The former imam of an İstanbul mosque where protestors took refuge during the 2013 Gezi protests said he has been subjected to attacks and threats for contradicting President Recep Tayyip Erdoğan’s narrative that the protestors consumed alcohol in the mosque, the Sözcü daily reported.
The Gezi Park protests in June 2013 were sparked in İstanbul against plans by then-prime minister Erdoğan’s government to demolish Gezi Park in the popular Taksim neighborhood and quickly turned into anti-government protests across Turkey. The protests were violently suppressed by the government, leading to the death of 11 protestors due to the disproportionate use of force by the police.
Fuat Yıldırım, the then-deputy imam of the historic Bezmialem Valide Sultan Mosque in Beşiktaş, spoke to journalist İsmail Saymaz from the Sözcü daily about his ordeal after the Gezi Park protests.

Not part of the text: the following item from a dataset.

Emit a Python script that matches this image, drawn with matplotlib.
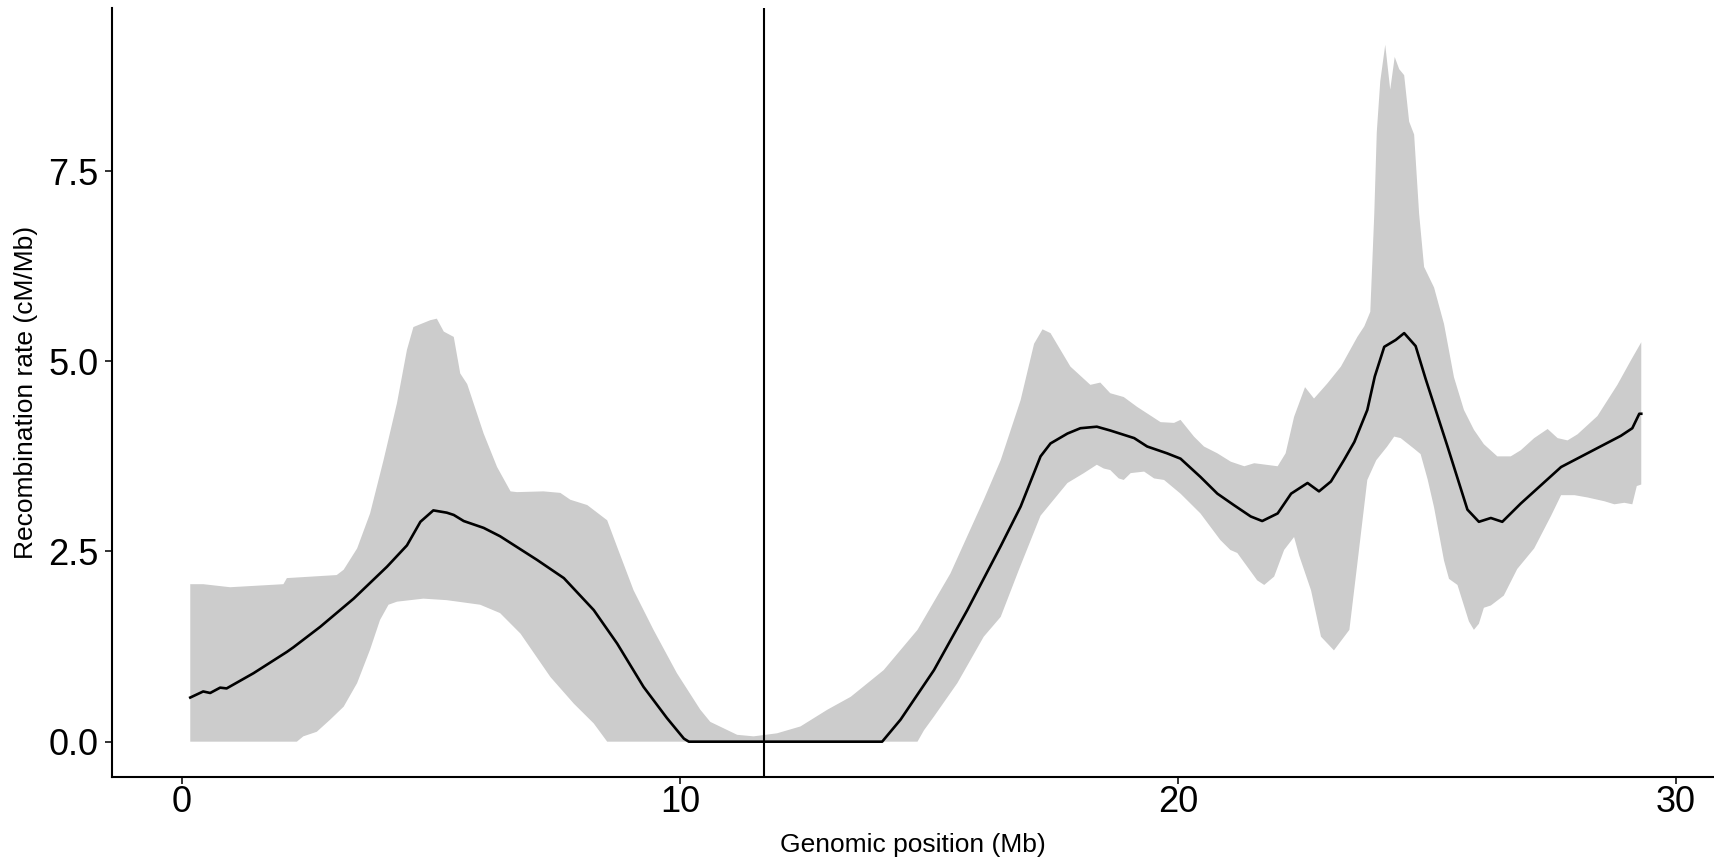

Yıldırım, who was recently nominated as the main opposition Republican People’s Party (CHP)’s parliamentary candidate for the upcoming election in May, said he faced attacks and threats after rebutting Erdoğan’s claims that the Gezi Park protestors acted disrespectfully in the mosque, drank beer there and left the bottles behind.
Alcohol is not permitted in the Muslim religion, and the consumption of alcohol in a house of worship is considered disrespectful.
Yıldırım said during police questioning at the time that thousands of people had sought refuge in the mosque after the police started using tear gas. In the commotion he had seen people with their shoes on in the mosque, which is also usually not permissible, but he had not seen anyone actually consume alcohol. He added that as an imam he could not lie and say what he had not seen.
Yıldırım was removed from his post in September 2013, after the wave of protests had subsided, and sent to work in a village mosque on the outskirts of İstanbul, in a move that was seen as a demotion because he had contradicted Erdoğan’s narrative.
During the weeks of the protest, Erdoğan also said a range of disrespectful activities had taken place in the mosque and had been caught on videotape and would later be presented to the public. However, no such video was ever made public.
Yıldırım told Yılmaz that he had received threatening calls “whenever this issue becomes part of the public agenda” and eventually was attacked by six people with guns after performing the evening prayer one day.
“They attacked me, saying, ‘How dare you refute [the claims of] our president?’ … Then, one of them pulled out a gun. … He didn’t have the courage to shoot. He hit me with the handle of the gun, breaking the skin. … The bleeding wouldn’t stop. They said, ‘Let’s take you to the hospital.’ But I said it would make the headlines,” the columnist quoted Yıldırım as saying.
Yıldırım also said that Yasin Yıldız, then-deputy secretary-general of parliament and current head of the National Palaces Department, and a crew took photos and videos in the mosque before it examined by the crime scene investigation team and that they “spoiled evidence.”
The deputy imam added that he saw in the newspapers the next day a picture of a beer can in front of a mosque window before the arrival of Yıldız and his crew, and others taken inside the mosque, implying that it was a move to create the perception that beer was consumed in the mosque during the protests.
Yıldırım claims Erdoğan was deceived about what went on in the mosque
The deputy imam added that although he told then-ruling Justice and Development Party (AKP) lawmaker Süleyman Gündüz and then-Minister of European Union Affairs Egemen Bağış that he didn’t see anyone drinking alcohol in the mosque during the protests, Bağış lied to Erdoğan and said that Yıldırım only said so because he was threatened by the Press Council, one of the leading journalism organizations in Turkey.
Yıldırım further said that Erdoğan then claimed during a party rally that Yıldırım was threatened and that news reports that included his statements that he didn’t witness any protestors committing disrespectful acts in the mosque, including the consumption of alcohol, were fabricated.
According to Yılmaz, Yıldırım confronted Bağış on the issue when he came to visit him at the mosque a few weeks later.
“I told him, ‘While I was telling you the truth, you distorted the facts, deceived [Erdoğan] and put us in danger. … He … whispered in my ear, ‘Sir, the gentleman likes these kinds of things,’ referring to the president,” Yıldırım told the columnist.